* _OBJECTIVE_
Return the listing below verbatim. Pictures do not belong in the copy.

* _INFORMATION PROVIDED_
══════
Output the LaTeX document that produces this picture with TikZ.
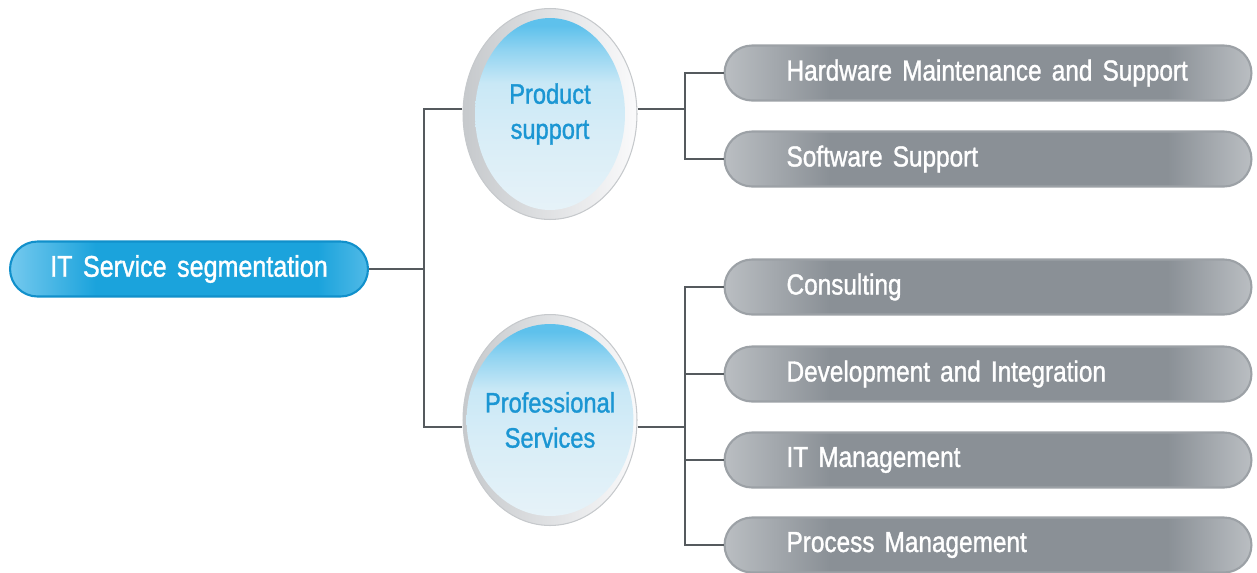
\documentclass[tikz,border=0pt]{standalone}
\usepackage{fontspec}
\setmainfont{Liberation Sans}[FakeStretch=0.84,WordSpace=1.5,FakeBold=1.2]
\usepackage{tikz}
\usetikzlibrary{shapes.geometric,positioning,calc}
\definecolor{rootBlue}{HTML}{1BA3DC}
\definecolor{rootLight}{HTML}{74C9EE}
\definecolor{rootEdge}{HTML}{1190CB}
\definecolor{barGrey}{HTML}{8A9096}
\definecolor{barLight}{HTML}{BABEC2}
\definecolor{barEdge}{HTML}{9CA1A6}
\definecolor{ringDark}{HTML}{C6C9CC}
\definecolor{ringLight}{HTML}{FAFAFB}
\definecolor{blueTop}{HTML}{5EC1EC}
\definecolor{blueMid}{HTML}{C9E8F6}
\definecolor{blueLow}{HTML}{E6F2F8}
\definecolor{branchText}{HTML}{1B96D3}
\definecolor{lineGrey}{HTML}{555A5E}
% shadings: the path is mapped onto 25bp..75bp
\pgfdeclareverticalshading{bubble}{100bp}{color(0bp)=(blueLow); color(25bp)=(blueLow); color(45bp)=(blueLow!50!blueMid); color(58bp)=(blueMid); color(67bp)=(blueTop!55!blueMid); color(73bp)=(blueTop); color(100bp)=(blueTop)}
\pgfdeclarehorizontalshading{barshade}{100bp}{color(0bp)=(barLight); color(25bp)=(barLight); color(35bp)=(barGrey); color(67bp)=(barGrey); color(75bp)=(barLight); color(100bp)=(barLight)}
\pgfdeclarehorizontalshading{rootshade}{100bp}{color(0bp)=(rootLight); color(25bp)=(rootLight); color(37bp)=(rootBlue); color(68bp)=(rootBlue); color(75bp)=(rootLight!60!rootBlue); color(100bp)=(rootLight!60!rootBlue)}
\tikzset{
    link/.style={draw=lineGrey, line width=0.9pt}
}

\begin{document}
\begin{tikzpicture}[
            x=0.02cm, y=-0.02cm,
            root/.style={rounded corners=0.55cm, draw=rootEdge, line width=1.2pt, shading=rootshade,
                minimum width=7.16cm, minimum height=1.1cm, text=white, font=\fontsize{17}{20}\selectfont},
            ring/.style={ellipse, minimum width=3.48cm, minimum height=4.22cm, inner sep=0pt,
                draw=ringDark, line width=0.6pt, left color=ringDark, right color=ringLight},
            bubble/.style={ellipse, minimum width=3cm, minimum height=3.84cm, inner xsep=-0.12cm, inner ysep=0pt,
                shading=bubble, align=center, text=branchText, font=\fontsize{16}{20}\selectfont},
            bar/.style={rounded corners=0.55cm, draw=barEdge, line width=1.2pt, shading=barshade,
                minimum width=10.54cm, minimum height=1.1cm, text=white, font=\fontsize{16.5}{18}\selectfont}
        ]
            \useasboundingbox (0,0) rectangle (1257,572);

            % Root
            \node[root] (root) at (189,269) {IT Service segmentation};

            % Branches
            \node[ring, label={[bubble]center:Product\\support}] (prod) at (550,114) {};
            \node[ring, label={[bubble]center:Professional\\Services}] (prof) at (550,420) {};

            % Leaves of product support
            \node[bar] (hw) at (988,73) {\makebox[8.06cm][l]{Hardware Maintenance and Support}};
            \node[bar] (sw) at (988,159) {\makebox[8.06cm][l]{Software Support}};

            % Leaves of professional services
            \node[bar] (cons) at (988,287) {\makebox[8.06cm][l]{Consulting}};
            \node[bar] (dev) at (988,374) {\makebox[8.06cm][l]{Development and Integration}};
            \node[bar] (itm) at (988,460) {\makebox[8.06cm][l]{IT Management}};
            \node[bar] (pm) at (988,545) {\makebox[8.06cm][l]{Process Management}};

            % Connectors
            \coordinate (rbus) at (424,269);
            \coordinate (pbus) at (685,109);
            \coordinate (sbus) at (685,427);
            \draw[link] (root) -- (rbus);
            \draw[link] (prod.west |- pbus) -| (rbus);
            \draw[link] (prof.west |- sbus) -| (rbus);
            \draw[link] (prod.east |- pbus) -- (pbus);
            \draw[link] (hw.west) -| (pbus);
            \draw[link] (sw.west) -| (pbus);
            \draw[link] (prof.east |- sbus) -- (sbus);
            \draw[link] (cons.west) -| (sbus);
            \draw[link] (dev.west) -| (sbus);
            \draw[link] (itm.west) -| (sbus);
            \draw[link] (pm.west) -| (sbus);

        \end{tikzpicture}
\end{document}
══════
* _RESPONSE TO THE TASK_
Output the LaTeX document that produces this picture with TikZ.
\documentclass[tikz,border=0pt]{standalone}
\usepackage{fontspec}
\setmainfont{Liberation Sans}[FakeStretch=0.84,WordSpace=1.5,FakeBold=1.2]
\usepackage{tikz}
\usetikzlibrary{shapes.geometric,positioning,calc}
\definecolor{rootBlue}{HTML}{1BA3DC}
\definecolor{rootLight}{HTML}{74C9EE}
\definecolor{rootEdge}{HTML}{1190CB}
\definecolor{barGrey}{HTML}{8A9096}
\definecolor{barLight}{HTML}{BABEC2}
\definecolor{barEdge}{HTML}{9CA1A6}
\definecolor{ringDark}{HTML}{C6C9CC}
\definecolor{ringLight}{HTML}{FAFAFB}
\definecolor{blueTop}{HTML}{5EC1EC}
\definecolor{blueMid}{HTML}{C9E8F6}
\definecolor{blueLow}{HTML}{E6F2F8}
\definecolor{branchText}{HTML}{1B96D3}
\definecolor{lineGrey}{HTML}{555A5E}
% shadings: the path is mapped onto 25bp..75bp
\pgfdeclareverticalshading{bubble}{100bp}{color(0bp)=(blueLow); color(25bp)=(blueLow); color(45bp)=(blueLow!50!blueMid); color(58bp)=(blueMid); color(67bp)=(blueTop!55!blueMid); color(73bp)=(blueTop); color(100bp)=(blueTop)}
\pgfdeclarehorizontalshading{barshade}{100bp}{color(0bp)=(barLight); color(25bp)=(barLight); color(35bp)=(barGrey); color(67bp)=(barGrey); color(75bp)=(barLight); color(100bp)=(barLight)}
\pgfdeclarehorizontalshading{rootshade}{100bp}{color(0bp)=(rootLight); color(25bp)=(rootLight); color(37bp)=(rootBlue); color(68bp)=(rootBlue); color(75bp)=(rootLight!60!rootBlue); color(100bp)=(rootLight!60!rootBlue)}
\tikzset{
    link/.style={draw=lineGrey, line width=0.9pt}
}

\begin{document}
\begin{tikzpicture}[
            x=0.02cm, y=-0.02cm,
            root/.style={rounded corners=0.55cm, draw=rootEdge, line width=1.2pt, shading=rootshade,
                minimum width=7.16cm, minimum height=1.1cm, text=white, font=\fontsize{17}{20}\selectfont},
            ring/.style={ellipse, minimum width=3.48cm, minimum height=4.22cm, inner sep=0pt,
                draw=ringDark, line width=0.6pt, left color=ringDark, right color=ringLight},
            bubble/.style={ellipse, minimum width=3cm, minimum height=3.84cm, inner xsep=-0.12cm, inner ysep=0pt,
                shading=bubble, align=center, text=branchText, font=\fontsize{16}{20}\selectfont},
            bar/.style={rounded corners=0.55cm, draw=barEdge, line width=1.2pt, shading=barshade,
                minimum width=10.54cm, minimum height=1.1cm, text=white, font=\fontsize{16.5}{18}\selectfont}
        ]
            \useasboundingbox (0,0) rectangle (1257,572);

            % Root
            \node[root] (root) at (189,269) {IT Service segmentation};

            % Branches
            \node[ring, label={[bubble]center:Product\\support}] (prod) at (550,114) {};
            \node[ring, label={[bubble]center:Professional\\Services}] (prof) at (550,420) {};

            % Leaves of product support
            \node[bar] (hw) at (988,73) {\makebox[8.06cm][l]{Hardware Maintenance and Support}};
            \node[bar] (sw) at (988,159) {\makebox[8.06cm][l]{Software Support}};

            % Leaves of professional services
            \node[bar] (cons) at (988,287) {\makebox[8.06cm][l]{Consulting}};
            \node[bar] (dev) at (988,374) {\makebox[8.06cm][l]{Development and Integration}};
            \node[bar] (itm) at (988,460) {\makebox[8.06cm][l]{IT Management}};
            \node[bar] (pm) at (988,545) {\makebox[8.06cm][l]{Process Management}};

            % Connectors
            \coordinate (rbus) at (424,269);
            \coordinate (pbus) at (685,109);
            \coordinate (sbus) at (685,427);
            \draw[link] (root) -- (rbus);
            \draw[link] (prod.west |- pbus) -| (rbus);
            \draw[link] (prof.west |- sbus) -| (rbus);
            \draw[link] (prod.east |- pbus) -- (pbus);
            \draw[link] (hw.west) -| (pbus);
            \draw[link] (sw.west) -| (pbus);
            \draw[link] (prof.east |- sbus) -- (sbus);
            \draw[link] (cons.west) -| (sbus);
            \draw[link] (dev.west) -| (sbus);
            \draw[link] (itm.west) -| (sbus);
            \draw[link] (pm.west) -| (sbus);

        \end{tikzpicture}
\end{document}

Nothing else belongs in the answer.